Sinema dünyasının o ışıltılı dünyasına rağmen, evlenerek kendisine daha küçük bir dünya kurduğunu anlatan Danlı, şu değerlendirmede bulundu:
“Eşim muhasebeciydi, ben de halı ticareti yapmaya başladım. Bizim zamanımızda küçük şeylerden mutlu olurduk. Bir televizyon alsak dünyalar bizim olurdu. Şimdi insanlarda bir tatminsizlik var, ne elde etseler mutsuzlar. İnsanlar birbiriyle sohbet ederdi, şimdi evlerde herkesin elinde bir telefon var kimse kimseyle sohbet bile etmiyor.

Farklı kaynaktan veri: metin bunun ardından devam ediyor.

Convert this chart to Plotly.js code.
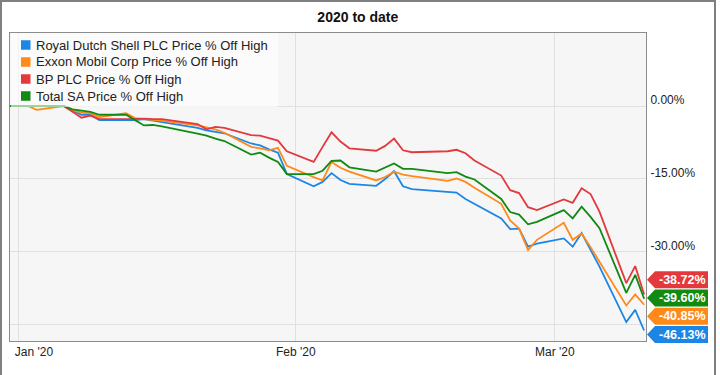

Bu yüzden telefonları hiç sevmiyorum zaten el kol koordinasyonumu sağlayamadığım için birkaçını da düşürüp, kırdım.”
Gençlere seslenen Danlı, mutlaka okumalarını isteyerek, “Eğitiminize önem verin, meslek sahibi olun ve kendi ayaklarınız üzerinde durun. Bir diploma hayat kurtarır. Ve de sağlığınızın, gençliğinizin kıymetini bilin.” dedi.